Tribeca Shirt as a Jacket: Quilted with Black Binding
Thanks to Ann for her beautiful Tribeca Shirt! She created a jacket using embroidered silk with silk lining.
The Tribeca Shirt is fun to experiment with using contrasting prints. This garment was made using two Japanese cottons. The body of the garment is a brown gore print, using a coordinating floral as facings. Kathy (pictured) added front, back and sleeve facings for this effect. See below for directions.
a. Cut shirt 2 1/2” shorter. Construct using the instructions, omitting the hemstitching. Make a full front facing from the front piece in contrasting fabric. Cut a back facing approximately 10” down from center back and curving to 3” under the armhole.
b.Cut a facing for the sleeves 6 1/2” deep to allow for rolling up sleeve to make a contrasting cuff.
c.Stitch the front and back darts in the facings.
d.Serge lower edge of back facing and turn in 3/8” to wrong side and stitch to finish.
e.Serge side edge of front to finish.
f.Serge armholes to finish.
g.Stitch front and back facings together at shoulder seams.
h.With right sides together, stitch facing to garment at neck, front and lower front edge.
i.Trim seam and turn to wrong side. Press usual 5/8” in garment back. Tack facing to garment at center back and at side seam.
We can’t seem to get enough of the Tribeca Shirt pattern. It is pictured here using two contrasting Japanese cottons. The body of the garment is a purple floral print, using a contrasting brown print for the facings. The instructions on how to create this jacket are listed with the Brown Gore Print Tribeca also in this Tribeca Shirt gallery. Play up your jackets, as shown here. Layering is everywhere this season; so don’t be afraid to where something lacy underneath your jackets this spring.

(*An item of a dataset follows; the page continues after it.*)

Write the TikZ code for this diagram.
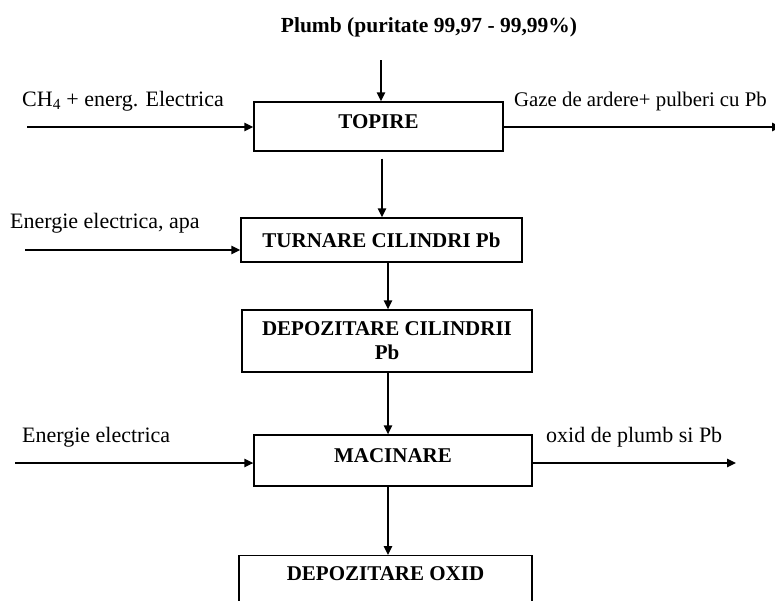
\documentclass[tikz,border=0pt]{standalone}
\usepackage{fontspec}
\setmainfont{Liberation Serif}
\usetikzlibrary{arrows.meta}
\begin{document}
\begin{tikzpicture}[x=1pt,y=-1pt,
  box/.style={draw,line width=1.4pt,inner sep=0pt,align=center,
    font=\fontsize{21}{24}\selectfont\bfseries},
  raised/.style={text height=14.5pt,text depth=10pt},
  flow/.style={line width=1.4pt,-{Triangle[length=9pt,width=8.5pt]}},
  lbl/.style={anchor=base west,inner sep=0pt,font=\fontsize{22}{24}\selectfont}]
\useasboundingbox (0,0) rectangle (775,600);

% title
\node[inner sep=0pt,font=\fontsize{21.5}{24}\selectfont\bfseries] (title) at (429,27)
  {Plumb (puritate 99,97 - 99,99\%)};

% process boxes
\node[box,raised,minimum width=249pt,minimum height=49pt] (topire) at (378.5,126.5) {TOPIRE};
\node[box,minimum width=281pt,minimum height=44pt] (turnare) at (381.5,240) {TURNARE CILINDRI Pb};
\node[box,minimum width=290pt,minimum height=62pt] (depcil) at (387,341) {DEPOZITARE CILINDRII\\Pb};
\node[box,raised,minimum width=278pt,minimum height=51pt] (macinare) at (393,460.5) {MACINARE};
\node[box,minimum width=293pt,anchor=north,inner ysep=4pt,text height=20.5pt,text depth=45pt]
  (depox) at (385.5,555) {DEPOZITARE OXID};

% vertical flow
\coordinate (ax) at (381,60);
\coordinate (bx) at (382,0);
\coordinate (cx) at (388,0);
\draw[flow] (ax) -- (topire.north -| ax);
\draw[flow,shorten <=7pt] (topire.south -| bx) -- (turnare.north -| bx);
\draw[flow] (turnare.south -| cx) -- (depcil.north -| cx);
\draw[flow] (depcil.south -| cx) -- (macinare.north -| cx);
\draw[flow] (macinare.south -| cx) -- (depox.north -| cx);

% inputs and outputs
\coordinate (in1) at (27,127);
\coordinate (out1) at (781,127);
\coordinate (in2) at (25,250);
\coordinate (in3) at (15,463);
\coordinate (out3) at (736,463);
\draw[flow] (in1) -- (topire.west |- in1);
\draw[flow] (topire.east |- out1) -- (out1);
\draw[flow] (in2) -- (turnare.west |- in2);
\draw[flow] (in3) -- (macinare.west |- in3);
\draw[flow] (macinare.east |- out3) -- (out3);

\node[lbl] (l1) at (22,106) {CH\textsubscript{4} + energ. Electrica};
\node[lbl,font=\fontsize{20.8}{24}\selectfont] (l2) at (514,106) {Gaze de ardere+ pulberi cu Pb};
\node[lbl] (l3) at (10,228) {Energie electrica, apa};
\node[lbl] (l4) at (22,442) {Energie electrica};
\node[lbl] (l5) at (546,442) {oxid de plumb si Pb};
\end{tikzpicture}
\end{document}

Paula McPhee made this wonderful Tribeca Jacket. Here's what she had to say about the experience: "The fabric is a black felted wool that sits on a knit backing. The backing is exposed within the grid pattern like a burnout type of effect. Due to the "burnout" sections, the outside edges are unstable, so I bound them with Ultrasuede. I cut the 10 darts on their seamlines, butted the cut edges, and topstitched them to a strip of Ultrasuede that was on the wrong side. The side seams are overlapped and topstitched. However, the armscye is sewn like a regular seam. The buttons are black and gold Raku, and they sit on a slightly larger diamond-shaped piece of Ultrasuede that is topstitched to the front. Since I didn't want huge buttonholes, the buttons fasten with large black snaps."
Teal Blue Washed Wool Jersey. The Tribeca Jacket with a twist! A front and back yoke was created, edged with stretched and then steamed stripe of jersey "ruffle". Another "ruffle" was created along the center of the upper sleeve. A Latin American reverse applique Mola was added to the back as well.
Another view of Ann's silk Tribeca Shirt. Thanks Ann!
This Tribeca Shirt was created for the International Textiles Expo Fashion Show at the Rio in Las Vegas, NV. This show was in late March 2006. The shirt is made from a blue and pink floral cotton weave for the garment, using a blue and white cotton print for the facings.